[PRCo] Re: ot Arthur Godfrey
Fred Schneider
fwschneider at comcast.net
Sat Oct 6 20:39:35 EDT 2007
On the other hand, Red Skelton pushed the envelope for his time
period, did he not?
I don't mean the line where his drunk stumbled out of the phone booth
to figure out where he was, then fell back into the booth and said to
his wife, "I'm ... at... the corner of .... walk ... and .... don'walk."

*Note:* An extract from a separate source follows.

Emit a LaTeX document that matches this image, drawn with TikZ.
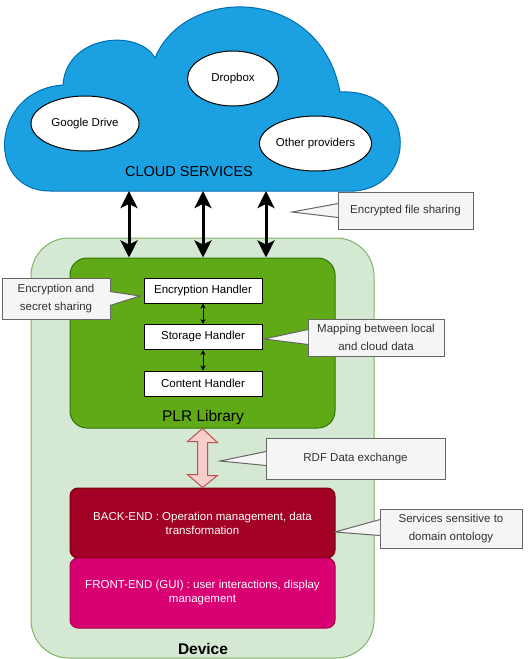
\documentclass[tikz,border=0pt]{standalone}
\usepackage{fontspec}
\setmainfont{Liberation Sans}
\usepackage{xcolor}
\usetikzlibrary{arrows.meta,shapes.geometric,calc}
\definecolor{cloudblue}{HTML}{1BA1E2}
\definecolor{cloudline}{HTML}{006EAF}
\definecolor{devgreen}{HTML}{D5E8D4}
\definecolor{devline}{HTML}{82B366}
\definecolor{plrgreen}{HTML}{60A917}
\definecolor{plrline}{HTML}{2D7600}
\definecolor{backred}{HTML}{A20025}
\definecolor{backline}{HTML}{6F0000}
\definecolor{frontpink}{HTML}{D80073}
\definecolor{frontline}{HTML}{A50040}
\definecolor{notegray}{HTML}{F5F5F5}
\definecolor{noteline}{HTML}{666666}
\definecolor{notetext}{HTML}{333333}
\definecolor{rdffill}{HTML}{F8CECC}
\definecolor{rdfline}{HTML}{B85450}

\begin{document}
\begin{tikzpicture}[x=1pt, y=-1pt, line width=1pt,
  provider/.style={ellipse, draw=black, fill=white, minimum height=55pt, inner sep=0pt, font=\fontsize{11.5}{14}\selectfont},
  handler/.style={rectangle, draw=black, fill=white, minimum width=118pt, minimum height=25pt, inner sep=0pt, font=\fontsize{11.5}{14}\selectfont},
  layer/.style={rectangle, rounded corners=8pt, minimum width=265pt, minimum height=70pt, inner sep=0pt, text=white, align=center, font=\fontsize{11.5}{14}\selectfont},
  note/.style={rectangle, draw=noteline, fill=notegray, inner sep=0pt, text=notetext, align=center, font=\fontsize{11.5}{18}\selectfont},
  pointer/.style={draw=noteline, fill=notegray},
  bigarrow/.style={{Stealth[length=17pt,width=17pt,inset=4pt]}-{Stealth[length=17pt,width=17pt,inset=4pt]}, line width=3pt},
  smallarrow/.style={{Stealth[length=5pt,width=5pt]}-{Stealth[length=5pt,width=5pt]}, line width=0.8pt}
]
\useasboundingbox (0,0) rectangle (532,659);

\node[rectangle, rounded corners=38pt, draw=devline, fill=devgreen, minimum width=343pt, minimum height=420pt] (device) at (202.5,448) {};
\node[font=\fontsize{15.5}{18}\selectfont\bfseries] (devlabel) at (203,649) {Device};

\node[rectangle, rounded corners=17pt, draw=plrline, fill=plrgreen, minimum width=265pt, minimum height=170pt] (plr) at (202.5,343) {};
\node[font=\fontsize{15.5}{18}\selectfont] (plrlabel) at (203,417) {PLR Library};

\node[handler] (enc) at (203,290.5) {Encryption Handler};
\node[handler] (stor) at (203,337) {Storage Handler};
\node[handler] (cont) at (203,383.5) {Content Handler};
\draw[smallarrow] (enc) -- (stor);
\draw[smallarrow] (stor) -- (cont);

\node[layer, draw=backline, fill=backred] (back) at (202.5,523) {BACK-END : Operation management, data\\transformation};
\node[layer, draw=frontline, fill=frontpink] (front) at (202.5,593) {FRONT-END (GUI) : user interactions, display\\management};

\draw[draw=rdfline, fill=rdffill] (plr.south) -- ++(15,14) -- ++(-10,0) -- ++(0,33) -- ++(10,0) -- (back.north)
  -- ++(-15,-13) -- ++(10,0) -- ++(0,-33) -- ++(-10,0) -- cycle;

\filldraw[draw=cloudline, fill=cloudblue] (63,85)
  .. controls (66,35) and (138,28) .. (155,58)
  .. controls (185,-15) and (320,-15) .. (340,92)
  .. controls (415,88) and (420,185) .. (355,191)
  -- (50,191)
  .. controls (-15,191) and (-10,90) .. (63,85) -- cycle;
\node[provider, minimum width=91pt] (dropbox) at (233,78.5) {Dropbox};
\node[provider, minimum width=108pt] (gdrive) at (85,123.5) {Google Drive};
\node[provider, minimum width=97pt] (other) at (315.5,143.5) {Other providers};
\node[font=\fontsize{14.5}{16}\selectfont] (cloudlbl) at (189,172) {CLOUD SERVICES};

\coordinate (cb1) at (129,191);
\coordinate (cb2) at (203,191);
\coordinate (cb3) at (266,191);
\draw[bigarrow] (cb1) -- (cb1 |- plr.north);
\draw[bigarrow] (cb2) -- (cb2 |- plr.north);
\draw[bigarrow] (cb3) -- (cb3 |- plr.north);

\node[note, minimum width=135pt, minimum height=37pt] (sharenote) at (405.5,210.5) {Encrypted file sharing};
\coordinate (sharetip) at (292,212);
\filldraw[pointer] ($(sharenote.west)+(0.6,-7)$) -- (sharetip) -- ($(sharenote.west)+(0.6,7)$);

\node[note, minimum width=108pt, minimum height=41pt] (secretnote) at (56,298.5) {Encryption and\\secret sharing};
\coordinate (secrettip) at (140,296);
\filldraw[pointer] ($(secretnote.east)+(-0.6,-7)$) -- (secrettip) -- ($(secretnote.east)+(-0.6,7)$);

\node[note, minimum width=136pt, minimum height=37pt] (mapnote) at (376,337.5) {Mapping between local\\and cloud data};
\coordinate (maptip) at (264,339);
\filldraw[pointer] ($(mapnote.west)+(0.6,-8)$) -- (maptip) -- ($(mapnote.west)+(0.6,7)$);

\node[note, minimum width=179pt, minimum height=41pt] (rdfnote) at (355.5,458.5) {RDF Data exchange};
\coordinate (rdftip) at (220,461);
\filldraw[pointer] ($(rdfnote.west)+(0.6,-7)$) -- (rdftip) -- ($(rdfnote.west)+(0.6,7)$);

\node[note, minimum width=142pt, minimum height=39pt] (ontonote) at (451,528.5) {Services sensitive to\\domain ontology};
\coordinate (ontotip) at (335,532);
\filldraw[pointer] ($(ontonote.west)+(0.6,-9)$) -- (ontotip) -- ($(ontonote.west)+(0.6,7)$);
\end{tikzpicture}
\end{document}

But there was a rather crude Red Skelton line about the guy who came
home so plastered that he barfed up his guts, and then he remarked,
"But with the grace of God and a long handled spoon, I got everything
back where it belonged." As the drunk Clem Kadiddlehopper or some
other character he invented?
I think, though, my personal favorite was Bob Hope. I think you had
to admire a man who gave up so many holidays with his wife and
adopted children to entertain the troops. He also had some of the
best writers in the business who could take current events and make
jokes out them. He always left me in stitches. I've always
wondered if his role model wasn't Will Rogers because their humor was
so much alike.
On Oct 6, 2007, at 8:21 PM, Ken & Tracie wrote:
> I remember Red Skeleton challenging Eddie Murphy with this same
> point of view.
>
> I don't recall Mr. Murphy's response.
>
> K.
>
> -----Original Message-----
>> From: Fred Schneider <fwschneider at comcast.net>
>> Sent: Oct 6, 2007 2:58 PM
>> To: pittsburgh-railways at dementia.org
>> Subject: [PRCo] Re: ot Arthur Godfrey
>>
>> Sadly no one today understands that we could have enjoyable shows
>> without filth. Don't get me wrong, I'm not a puritan. I just
>> don't think every other word needs to be garbage. I worked with
>> railroaders in my life. I can swear too if the spirit dictates.
>> But we don;t need to make make every sentence out of curse words.